At the outset, session leader Cyndi Turner, LCSW, acknowledged her satisfaction over being at a conference where her presentation bio hadn't been altered to remove any references to moderate drinking, or her presentation simply being rejected altogether.
“We're at an addiction conference and we're talking about alcohol moderation,” said Turner, co-founder of private outpatient practice Insight into Action Therapy in Ashburn, Va. “That's pretty cool.”
Turner and business partner Craig James, LCSW, made it clear from the start that their wide-ranging practice takes a measured approach to the subject of alcohol moderation. The definition of moderate consumption that they use is substantially more restrictive than the National Institute on Alcohol Abuse and Alcoholism's (NIAAA's) standard. They use numerous predictors to judge whether a patient might be a good candidate for moderation (many factors, from daily drinking to drinking alone to also using drugs, raise red flags that usually can't be overcome). And they prescribe four months of total abstinence, with tools to cope during that period, before moderation is pursued.
Most importantly, they explore the “why” of drinking for the patient, saying that once this is identified, problem drinking often can be resolved—as long as a patient is not at the severe end of the continuum. For the latter, moderation is never an option.
“Addiction is on a spectrum,” said Turner. “Why isn't treatment on a spectrum?”

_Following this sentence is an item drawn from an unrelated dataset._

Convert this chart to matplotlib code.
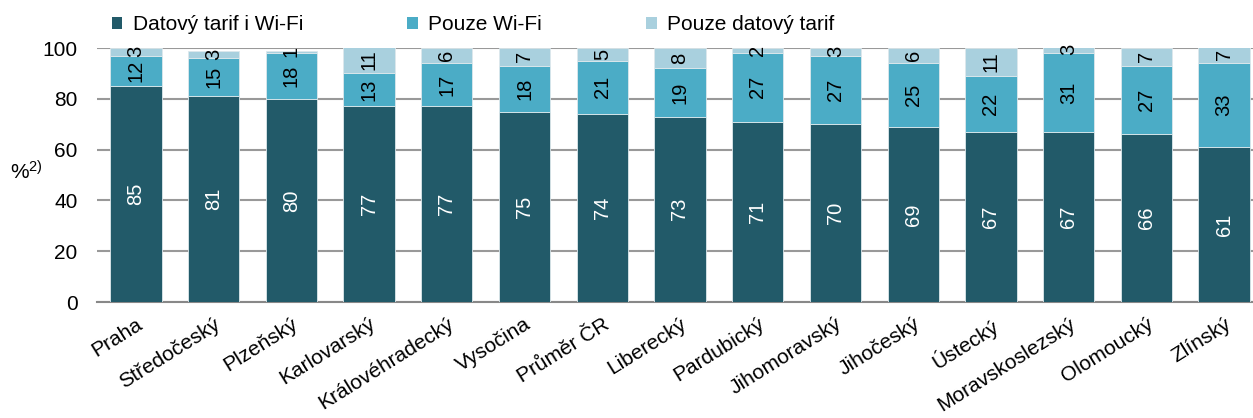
import numpy as np
import matplotlib
matplotlib.use("Agg")
import matplotlib.pyplot as plt
from matplotlib.patches import Patch

plt.rcParams['font.family'] = ['Liberation Sans', 'DejaVu Sans']
plt.rcParams['mathtext.default'] = 'regular'

# data
kraje = ['Praha', 'Středočeský', 'Plzeňský', 'Karlovarský', 'Královéhradecký',
         'Vysočina', 'Průměr ČR', 'Liberecký', 'Pardubický', 'Jihomoravský',
         'Jihočeský', 'Ústecký', 'Moravskoslezský', 'Olomoucký', 'Zlínský']
tarif_i_wifi = [85, 81, 80, 77, 77, 75, 74, 73, 71, 70, 69, 67, 67, 66, 61]
pouze_wifi = [12, 15, 18, 13, 17, 18, 21, 19, 27, 27, 25, 22, 31, 27, 33]
pouze_tarif = [3, 3, 1, 11, 6, 7, 5, 8, 2, 3, 6, 11, 3, 7, 7]
serie_nazvy = ['Datový tarif i Wi-Fi', 'Pouze Wi-Fi', 'Pouze datový tarif']

barvy = ['#225a69', '#4bacc6', '#a9d0de']
barvy_textu = ['white', 'black', 'black']

fig = plt.figure(figsize=(12.53, 4.18), dpi=100)
ax = fig.add_axes([97 / 1253, 1 - 302 / 418, (1263 - 97) / 1253, 254 / 418])

x = np.arange(len(kraje))
spodek = np.zeros(len(kraje))
for hodnoty, barva, tc in zip([tarif_i_wifi, pouze_wifi, pouze_tarif], barvy, barvy_textu):
    hodnoty = np.array(hodnoty, dtype=float)
    ax.bar(x, hodnoty, 0.66, bottom=spodek, color=barva, edgecolor='#dde8ec',
           linewidth=0.6, zorder=3)
    for xi, b, h in zip(x, spodek, hodnoty):
        ax.text(xi, b + h / 2, f'{int(h)}', rotation=90, ha='center', va='center',
                color=tc, fontsize=14.5, zorder=4, clip_on=False)
    spodek += hodnoty

ax.set_xlim(-0.5, len(kraje) - 0.5)
ax.set_ylim(0, 100)
ax.set_yticks([0, 20, 40, 60, 80, 100])
ax.yaxis.grid(True, color='#999999', linewidth=1.5, zorder=0)
ax.set_axisbelow(True)
for s in ['top', 'right', 'left']:
    ax.spines[s].set_visible(False)
ax.spines['bottom'].set_color('#888888')
ax.spines['bottom'].set_linewidth(1.5)
ax.tick_params(axis='y', length=0, pad=14, labelsize=15)
ax.tick_params(axis='x', length=0, pad=9, labelsize=15)
ax.set_xticks(x)
ax.set_xticklabels(kraje, rotation=32, ha='right', rotation_mode='anchor')

fig.text(10 / 1253, 1 - 172 / 418, '%$^{2)}$', fontsize=15, va='center', ha='left')

handles = [Patch(facecolor=c, edgecolor='none') for c in barvy]
fig.legend(handles, serie_nazvy, loc='center left', bbox_to_anchor=(112 / 1253, 1 - 25 / 418),
           ncol=3, frameon=False, fontsize=15, handlelength=0.5, handleheight=0.5,
           handletextpad=0.5, columnspacing=5.0, borderaxespad=0, borderpad=0)

fig.savefig('out.png', dpi=100)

Failing to acknowledge that not every patient presents with the same level of severity results in some people being sent to intensive treatment that they don't need, and others choosing not to pursue any help at all, said James.
He added that according to research, around one-third of individuals who pursue moderation will end up stopping their drinking entirely. “It provides hope,” he said, for people whose use might be leading to problems with their work, relationships or other life issues.
Turner, author of the book Can I Keep Drinking?, shared with the audience a quiz that patients can take to see if moderate use is even a possibility for them. She also laid out details of what a moderate drinking plan would look like for a patient, specifying the circumstances, quantities and monitoring from another individual that would be included in such a plan.